=== Given material ===

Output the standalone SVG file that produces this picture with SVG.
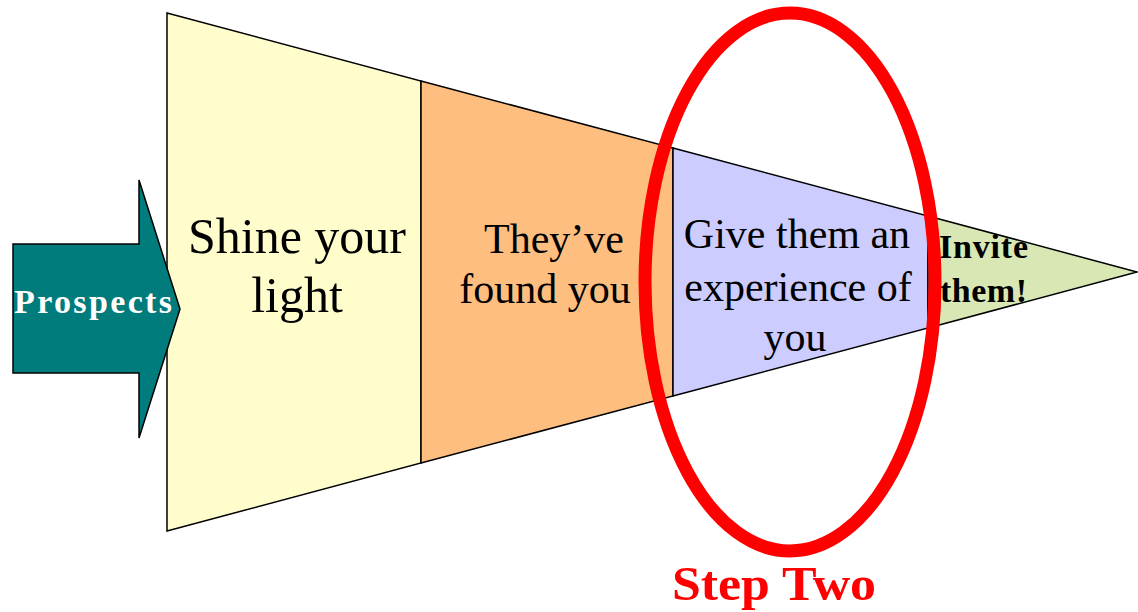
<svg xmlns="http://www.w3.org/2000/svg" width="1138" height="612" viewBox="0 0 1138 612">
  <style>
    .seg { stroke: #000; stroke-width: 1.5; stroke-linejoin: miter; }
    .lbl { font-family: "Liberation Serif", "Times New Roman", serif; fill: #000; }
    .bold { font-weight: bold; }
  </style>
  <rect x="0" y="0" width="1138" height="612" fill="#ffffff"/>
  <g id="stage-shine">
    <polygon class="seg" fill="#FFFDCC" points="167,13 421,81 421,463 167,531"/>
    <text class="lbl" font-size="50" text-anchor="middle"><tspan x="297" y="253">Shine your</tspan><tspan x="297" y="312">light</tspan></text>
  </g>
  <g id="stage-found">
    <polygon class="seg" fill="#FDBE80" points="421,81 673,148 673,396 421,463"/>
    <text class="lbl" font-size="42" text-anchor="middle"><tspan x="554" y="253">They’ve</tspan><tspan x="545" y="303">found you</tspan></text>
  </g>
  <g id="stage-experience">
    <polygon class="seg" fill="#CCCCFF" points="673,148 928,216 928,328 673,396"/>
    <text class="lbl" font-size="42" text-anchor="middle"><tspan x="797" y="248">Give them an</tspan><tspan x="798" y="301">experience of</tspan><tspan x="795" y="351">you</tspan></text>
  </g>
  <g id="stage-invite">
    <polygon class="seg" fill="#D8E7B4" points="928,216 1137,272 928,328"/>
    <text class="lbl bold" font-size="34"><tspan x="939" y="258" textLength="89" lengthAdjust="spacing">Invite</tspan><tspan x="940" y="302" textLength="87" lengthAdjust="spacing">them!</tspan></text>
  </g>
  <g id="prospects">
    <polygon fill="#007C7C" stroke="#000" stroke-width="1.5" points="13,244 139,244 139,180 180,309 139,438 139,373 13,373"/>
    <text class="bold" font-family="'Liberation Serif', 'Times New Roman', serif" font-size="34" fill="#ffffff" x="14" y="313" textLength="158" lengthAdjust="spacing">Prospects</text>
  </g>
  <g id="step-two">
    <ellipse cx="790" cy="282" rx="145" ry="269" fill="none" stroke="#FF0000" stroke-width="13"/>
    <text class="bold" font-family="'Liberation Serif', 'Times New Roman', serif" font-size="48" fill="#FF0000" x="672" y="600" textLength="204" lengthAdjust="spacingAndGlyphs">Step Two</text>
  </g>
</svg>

===

- **Brief**
Your task is to reproduce all of the material exactly. The pictures stay out.

- **Exercise output**
Output the standalone SVG file that produces this picture with SVG.
<svg xmlns="http://www.w3.org/2000/svg" width="1138" height="612" viewBox="0 0 1138 612">
  <style>
    .seg { stroke: #000; stroke-width: 1.5; stroke-linejoin: miter; }
    .lbl { font-family: "Liberation Serif", "Times New Roman", serif; fill: #000; }
    .bold { font-weight: bold; }
  </style>
  <rect x="0" y="0" width="1138" height="612" fill="#ffffff"/>
  <g id="stage-shine">
    <polygon class="seg" fill="#FFFDCC" points="167,13 421,81 421,463 167,531"/>
    <text class="lbl" font-size="50" text-anchor="middle"><tspan x="297" y="253">Shine your</tspan><tspan x="297" y="312">light</tspan></text>
  </g>
  <g id="stage-found">
    <polygon class="seg" fill="#FDBE80" points="421,81 673,148 673,396 421,463"/>
    <text class="lbl" font-size="42" text-anchor="middle"><tspan x="554" y="253">They’ve</tspan><tspan x="545" y="303">found you</tspan></text>
  </g>
  <g id="stage-experience">
    <polygon class="seg" fill="#CCCCFF" points="673,148 928,216 928,328 673,396"/>
    <text class="lbl" font-size="42" text-anchor="middle"><tspan x="797" y="248">Give them an</tspan><tspan x="798" y="301">experience of</tspan><tspan x="795" y="351">you</tspan></text>
  </g>
  <g id="stage-invite">
    <polygon class="seg" fill="#D8E7B4" points="928,216 1137,272 928,328"/>
    <text class="lbl bold" font-size="34"><tspan x="939" y="258" textLength="89" lengthAdjust="spacing">Invite</tspan><tspan x="940" y="302" textLength="87" lengthAdjust="spacing">them!</tspan></text>
  </g>
  <g id="prospects">
    <polygon fill="#007C7C" stroke="#000" stroke-width="1.5" points="13,244 139,244 139,180 180,309 139,438 139,373 13,373"/>
    <text class="bold" font-family="'Liberation Serif', 'Times New Roman', serif" font-size="34" fill="#ffffff" x="14" y="313" textLength="158" lengthAdjust="spacing">Prospects</text>
  </g>
  <g id="step-two">
    <ellipse cx="790" cy="282" rx="145" ry="269" fill="none" stroke="#FF0000" stroke-width="13"/>
    <text class="bold" font-family="'Liberation Serif', 'Times New Roman', serif" font-size="48" fill="#FF0000" x="672" y="600" textLength="204" lengthAdjust="spacingAndGlyphs">Step Two</text>
  </g>
</svg>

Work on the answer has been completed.